Source code of charts
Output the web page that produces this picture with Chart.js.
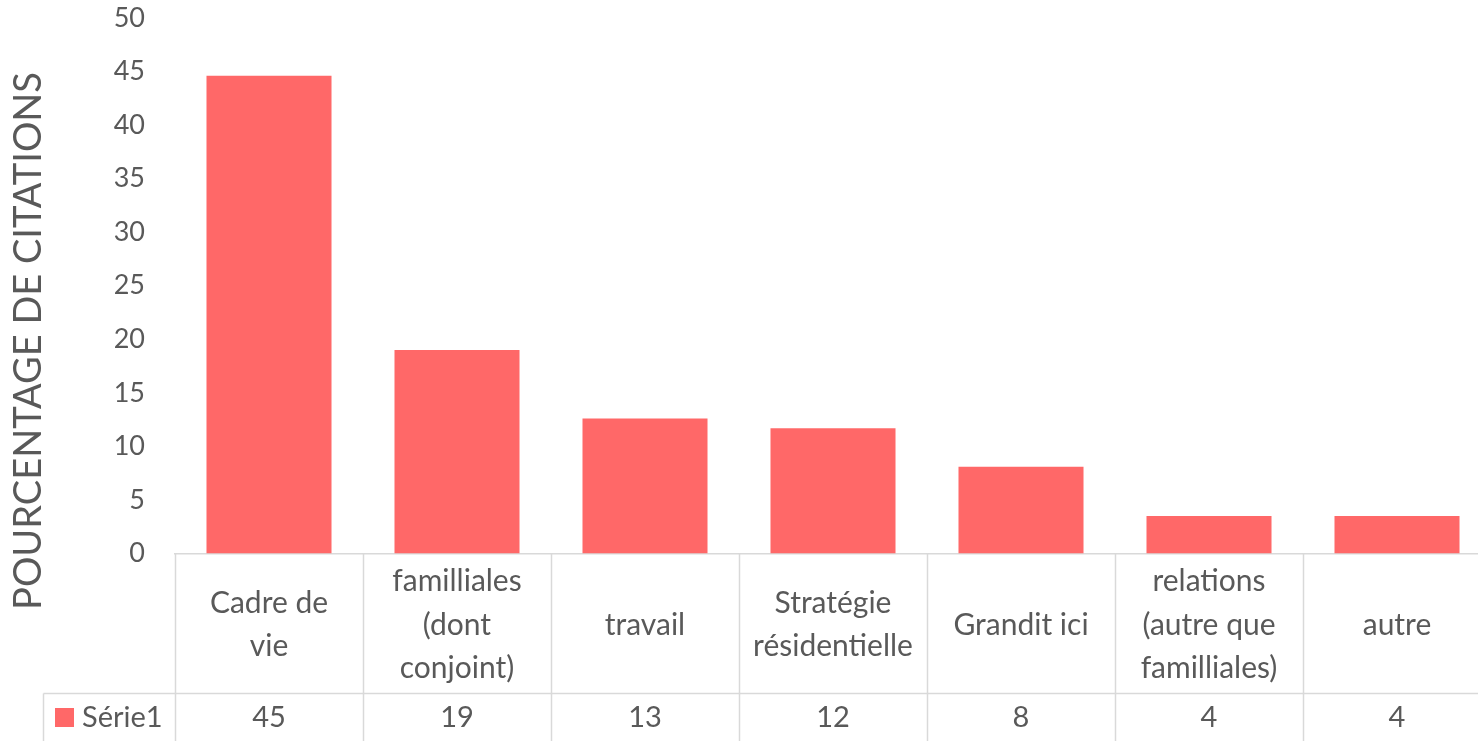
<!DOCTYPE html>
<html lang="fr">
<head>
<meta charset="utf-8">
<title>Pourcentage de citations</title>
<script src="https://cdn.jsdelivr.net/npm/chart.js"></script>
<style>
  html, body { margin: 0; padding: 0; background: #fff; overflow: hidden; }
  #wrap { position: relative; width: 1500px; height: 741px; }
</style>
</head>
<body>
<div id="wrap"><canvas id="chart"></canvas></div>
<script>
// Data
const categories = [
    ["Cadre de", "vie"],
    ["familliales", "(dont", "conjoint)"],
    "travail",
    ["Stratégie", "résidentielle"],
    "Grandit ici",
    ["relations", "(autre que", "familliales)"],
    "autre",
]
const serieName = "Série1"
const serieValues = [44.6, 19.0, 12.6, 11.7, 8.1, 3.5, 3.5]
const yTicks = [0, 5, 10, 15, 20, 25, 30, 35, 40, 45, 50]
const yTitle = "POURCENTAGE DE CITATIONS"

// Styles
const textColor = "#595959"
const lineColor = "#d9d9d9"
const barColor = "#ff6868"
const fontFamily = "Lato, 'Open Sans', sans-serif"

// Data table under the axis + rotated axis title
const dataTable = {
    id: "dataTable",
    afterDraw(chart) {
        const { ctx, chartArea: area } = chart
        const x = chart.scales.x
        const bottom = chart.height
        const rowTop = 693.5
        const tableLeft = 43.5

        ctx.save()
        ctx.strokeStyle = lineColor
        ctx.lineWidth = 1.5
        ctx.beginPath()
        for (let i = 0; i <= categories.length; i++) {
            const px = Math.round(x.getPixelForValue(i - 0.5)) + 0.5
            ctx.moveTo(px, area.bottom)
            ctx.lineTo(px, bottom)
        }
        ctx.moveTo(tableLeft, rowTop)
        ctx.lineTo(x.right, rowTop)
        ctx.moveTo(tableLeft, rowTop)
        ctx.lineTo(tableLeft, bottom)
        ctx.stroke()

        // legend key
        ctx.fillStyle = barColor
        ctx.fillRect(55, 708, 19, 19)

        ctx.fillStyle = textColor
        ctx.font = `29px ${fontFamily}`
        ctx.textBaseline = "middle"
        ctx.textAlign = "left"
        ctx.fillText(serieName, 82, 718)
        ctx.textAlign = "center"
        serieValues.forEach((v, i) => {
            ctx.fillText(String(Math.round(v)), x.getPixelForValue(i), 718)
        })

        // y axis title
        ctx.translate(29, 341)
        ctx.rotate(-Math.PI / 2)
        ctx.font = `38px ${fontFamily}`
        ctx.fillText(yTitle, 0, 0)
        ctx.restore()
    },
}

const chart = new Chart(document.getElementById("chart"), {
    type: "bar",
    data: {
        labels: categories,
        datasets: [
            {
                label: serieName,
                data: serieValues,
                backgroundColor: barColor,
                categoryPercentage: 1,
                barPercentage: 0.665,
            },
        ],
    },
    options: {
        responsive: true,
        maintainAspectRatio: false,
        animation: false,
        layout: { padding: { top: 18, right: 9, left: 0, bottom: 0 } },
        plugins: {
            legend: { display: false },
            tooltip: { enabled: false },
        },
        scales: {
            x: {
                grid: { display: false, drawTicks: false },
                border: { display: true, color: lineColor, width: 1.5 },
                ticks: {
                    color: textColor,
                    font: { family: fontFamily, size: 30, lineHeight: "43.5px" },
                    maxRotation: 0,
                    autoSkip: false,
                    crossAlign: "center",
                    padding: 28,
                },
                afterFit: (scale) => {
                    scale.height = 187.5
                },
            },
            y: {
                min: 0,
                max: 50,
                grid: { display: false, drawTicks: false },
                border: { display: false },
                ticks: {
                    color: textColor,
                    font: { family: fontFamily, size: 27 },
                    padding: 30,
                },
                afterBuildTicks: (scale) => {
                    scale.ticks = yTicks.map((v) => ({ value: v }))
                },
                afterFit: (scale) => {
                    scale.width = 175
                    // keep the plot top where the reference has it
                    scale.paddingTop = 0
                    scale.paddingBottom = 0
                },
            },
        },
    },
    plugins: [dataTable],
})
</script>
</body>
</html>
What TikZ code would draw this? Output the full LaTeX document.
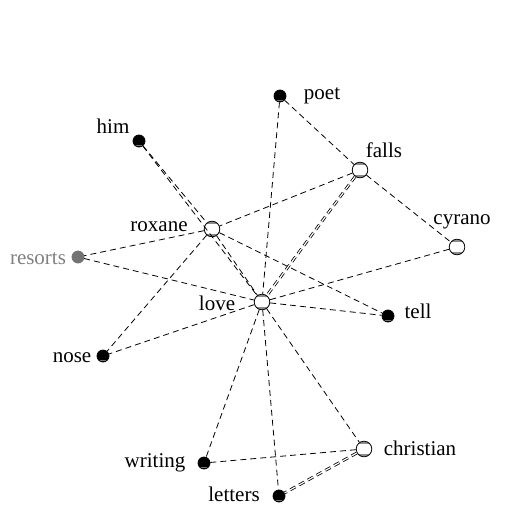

▶ WHAT YOU NEED TO DO: Without the pictures, copy the material exactly as given.

▶ ANSWER TO THE PROBLEM:
Output the web page that produces this picture with Chart.js.
<!DOCTYPE html>
<html lang="fr">
<head>
<meta charset="utf-8">
<title>Pourcentage de citations</title>
<script src="https://cdn.jsdelivr.net/npm/chart.js"></script>
<style>
  html, body { margin: 0; padding: 0; background: #fff; overflow: hidden; }
  #wrap { position: relative; width: 1500px; height: 741px; }
</style>
</head>
<body>
<div id="wrap"><canvas id="chart"></canvas></div>
<script>
// Data
const categories = [
    ["Cadre de", "vie"],
    ["familliales", "(dont", "conjoint)"],
    "travail",
    ["Stratégie", "résidentielle"],
    "Grandit ici",
    ["relations", "(autre que", "familliales)"],
    "autre",
]
const serieName = "Série1"
const serieValues = [44.6, 19.0, 12.6, 11.7, 8.1, 3.5, 3.5]
const yTicks = [0, 5, 10, 15, 20, 25, 30, 35, 40, 45, 50]
const yTitle = "POURCENTAGE DE CITATIONS"

// Styles
const textColor = "#595959"
const lineColor = "#d9d9d9"
const barColor = "#ff6868"
const fontFamily = "Lato, 'Open Sans', sans-serif"

// Data table under the axis + rotated axis title
const dataTable = {
    id: "dataTable",
    afterDraw(chart) {
        const { ctx, chartArea: area } = chart
        const x = chart.scales.x
        const bottom = chart.height
        const rowTop = 693.5
        const tableLeft = 43.5

        ctx.save()
        ctx.strokeStyle = lineColor
        ctx.lineWidth = 1.5
        ctx.beginPath()
        for (let i = 0; i <= categories.length; i++) {
            const px = Math.round(x.getPixelForValue(i - 0.5)) + 0.5
            ctx.moveTo(px, area.bottom)
            ctx.lineTo(px, bottom)
        }
        ctx.moveTo(tableLeft, rowTop)
        ctx.lineTo(x.right, rowTop)
        ctx.moveTo(tableLeft, rowTop)
        ctx.lineTo(tableLeft, bottom)
        ctx.stroke()

        // legend key
        ctx.fillStyle = barColor
        ctx.fillRect(55, 708, 19, 19)

        ctx.fillStyle = textColor
        ctx.font = `29px ${fontFamily}`
        ctx.textBaseline = "middle"
        ctx.textAlign = "left"
        ctx.fillText(serieName, 82, 718)
        ctx.textAlign = "center"
        serieValues.forEach((v, i) => {
            ctx.fillText(String(Math.round(v)), x.getPixelForValue(i), 718)
        })

        // y axis title
        ctx.translate(29, 341)
        ctx.rotate(-Math.PI / 2)
        ctx.font = `38px ${fontFamily}`
        ctx.fillText(yTitle, 0, 0)
        ctx.restore()
    },
}

const chart = new Chart(document.getElementById("chart"), {
    type: "bar",
    data: {
        labels: categories,
        datasets: [
            {
                label: serieName,
                data: serieValues,
                backgroundColor: barColor,
                categoryPercentage: 1,
                barPercentage: 0.665,
            },
        ],
    },
    options: {
        responsive: true,
        maintainAspectRatio: false,
        animation: false,
        layout: { padding: { top: 18, right: 9, left: 0, bottom: 0 } },
        plugins: {
            legend: { display: false },
            tooltip: { enabled: false },
        },
        scales: {
            x: {
                grid: { display: false, drawTicks: false },
                border: { display: true, color: lineColor, width: 1.5 },
                ticks: {
                    color: textColor,
                    font: { family: fontFamily, size: 30, lineHeight: "43.5px" },
                    maxRotation: 0,
                    autoSkip: false,
                    crossAlign: "center",
                    padding: 28,
                },
                afterFit: (scale) => {
                    scale.height = 187.5
                },
            },
            y: {
                min: 0,
                max: 50,
                grid: { display: false, drawTicks: false },
                border: { display: false },
                ticks: {
                    color: textColor,
                    font: { family: fontFamily, size: 27 },
                    padding: 30,
                },
                afterBuildTicks: (scale) => {
                    scale.ticks = yTicks.map((v) => ({ value: v }))
                },
                afterFit: (scale) => {
                    scale.width = 175
                    // keep the plot top where the reference has it
                    scale.paddingTop = 0
                    scale.paddingBottom = 0
                },
            },
        },
    },
    plugins: [dataTable],
})
</script>
</body>
</html>
What TikZ code would draw this? Output the full LaTeX document.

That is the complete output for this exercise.